- **Data lines**:

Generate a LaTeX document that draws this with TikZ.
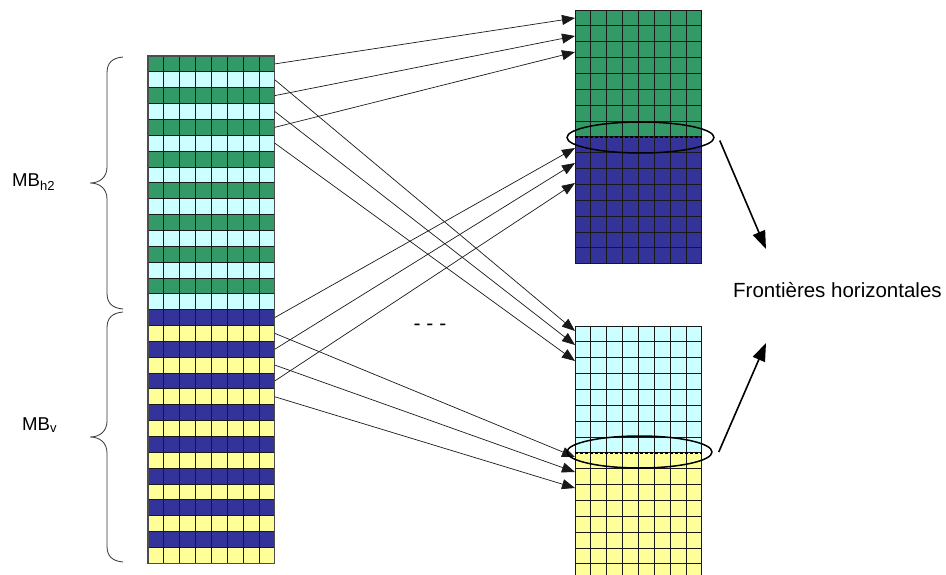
\documentclass[tikz,border=0pt]{standalone}
\usepackage{fontspec}
\setmainfont{Liberation Sans}
\usetikzlibrary{arrows.meta, positioning, shapes.geometric}

\definecolor{mbgreen}{RGB}{51,153,102}
\definecolor{mbcyan}{RGB}{204,255,255}
\definecolor{mbblue}{RGB}{51,51,153}
\definecolor{mbyellow}{RGB}{255,255,153}

\begin{document}
\begin{tikzpicture}[x=1pt, y=-1pt,
  cellline/.style={black!90, line width=0.8pt},
  link/.style={black!90, line width=0.7pt, -{Triangle[length=13pt, width=10pt]}},
  bigarrow/.style={black, line width=1.6pt, -{Triangle[length=18pt, width=13pt]}},
  mbbrace/.style={black!80, line width=0.8pt},
  border/.style={ellipse, draw, line width=1.5pt, inner sep=0pt},
  label/.style={font=\fontsize{18.6}{22}\selectfont, inner sep=0pt}]
  \clip (0,0) rectangle (946,575);

  % Left column (MB_h2 above, MB_v below)
  \foreach \r in {0,...,7} {
    \fill[mbgreen] (148,{56+2*\r*15.85}) rectangle ++(126.8,15.85);
    \fill[mbcyan] (148,{56+(2*\r+1)*15.85}) rectangle ++(126.8,15.85);
    \fill[mbblue] (148,{309.6+2*\r*15.85}) rectangle ++(126.8,15.85);
    \fill[mbyellow] (148,{309.6+(2*\r+1)*15.85}) rectangle ++(126.8,15.85);
  }
  \foreach \r in {1,...,31}
    \draw[cellline] (148,{56+\r*15.85}) -- ++(126.8,0);
  \foreach \c in {1,...,7}
    \draw[cellline] ({148+\c*15.85},56) -- ++(0,507.2);
  \draw[black!70, line width=1.2pt] (148,56) rectangle ++(126.8,507.2);

  % Right blocks
  \fill[mbgreen] (575,10) rectangle ++(126.8,126.8);
  \fill[mbblue] (575,136.8) rectangle ++(126.8,126.8);
  \fill[mbcyan] (575,326) rectangle ++(126.8,126.8);
  \fill[mbyellow] (575,452.8) rectangle ++(126.8,126.8);
  \foreach \y in {10,326} {
    \foreach \r in {1,...,15}
      \draw[cellline] (575,{\y+\r*15.85}) -- ++(126.8,0);
    \foreach \c in {1,...,7}
      \draw[cellline] ({575+\c*15.85},\y) -- ++(0,253.6);
    \draw[cellline] (575,\y) rectangle ++(126.8,253.6);
  }

  % Horizontal boundaries
  \foreach \y in {136.8,452.8}
    \draw[line width=2pt, dash pattern=on 2.5pt off 2.5pt] (575,\y) -- ++(126.8,0);

  % Braces
  \foreach \ya/\yb in {57/309, 312/562} {
    \pgfmathsetmacro{\ym}{(\ya+\yb)/2}
    \draw[mbbrace] (123,\ya) .. controls (112,{\ya+1}) and (107,{\ya+6}) .. (107,{\ya+16})
      -- (107,{\ym-16}) .. controls (107,{\ym-6}) and (100,\ym) .. (90,\ym)
      .. controls (100,\ym) and (107,{\ym+6}) .. (107,{\ym+16})
      -- (107,{\yb-16}) .. controls (107,{\yb-6}) and (112,{\yb-1}) .. (123,\yb);
  }

  % Labels
  \node[label, anchor=base west] (mbh) at (12,187) {MB\textsubscript{h2}};
  \node[label, anchor=base west] (mbv) at (22,430) {MB\textsubscript{v}};
  \node[label, font=\fontsize{20.5}{24}\selectfont, anchor=base west] (front) at (733,298) {Frontières horizontales};
  \node[label, font=\fontsize{21}{24}\selectfont, anchor=base] (etc) at (430,330) {- - -};

  % Row anchors and targets
  \foreach \r in {1,...,22}
    \coordinate (l\r) at (274.8,{56+(\r-0.5)*15.85});
  \foreach \n/\y in {g1/18, g2/36, g3/52, b1/148, b2/163, b3/183,
                     c1/331, c2/345, c3/361, y1/457, y2/472, y3/488}
    \coordinate (t\n) at (575,\y);

  % Links
  \foreach \s/\t in {1/g1, 3/g2, 5/g3, 2/c1, 4/c2, 6/c3,
                     17/b1, 19/b2, 21/b3, 18/y1, 20/y2, 22/y3}
    \draw[link] (l\s) -- (t\t);

  % Ellipses and arrows to the label
  \node[border, minimum width=147pt, minimum height=31pt] (ftop) at (640.5,137.5) {};
  \node[border, minimum width=145pt, minimum height=32pt] (fbot) at (639.5,452) {};
  \coordinate (ptop) at (766,249);
  \coordinate (pbot) at (766,343);
  \draw[bigarrow] ([shift={(5,3)}]ftop.east) -- (ptop);
  \draw[bigarrow] ([shift={(6,0)}]fbot.east) -- (pbot);
\end{tikzpicture}
\end{document}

- **Objective**:
Pictures are excluded; extract exactly the lines from the start of the data through the line that holds "(0,0) rectangle (946,575);", both ends included.

- **Finished exercise**:
Generate a LaTeX document that draws this with TikZ.
\documentclass[tikz,border=0pt]{standalone}
\usepackage{fontspec}
\setmainfont{Liberation Sans}
\usetikzlibrary{arrows.meta, positioning, shapes.geometric}

\definecolor{mbgreen}{RGB}{51,153,102}
\definecolor{mbcyan}{RGB}{204,255,255}
\definecolor{mbblue}{RGB}{51,51,153}
\definecolor{mbyellow}{RGB}{255,255,153}

\begin{document}
\begin{tikzpicture}[x=1pt, y=-1pt,
  cellline/.style={black!90, line width=0.8pt},
  link/.style={black!90, line width=0.7pt, -{Triangle[length=13pt, width=10pt]}},
  bigarrow/.style={black, line width=1.6pt, -{Triangle[length=18pt, width=13pt]}},
  mbbrace/.style={black!80, line width=0.8pt},
  border/.style={ellipse, draw, line width=1.5pt, inner sep=0pt},
  label/.style={font=\fontsize{18.6}{22}\selectfont, inner sep=0pt}]
  \clip (0,0) rectangle (946,575);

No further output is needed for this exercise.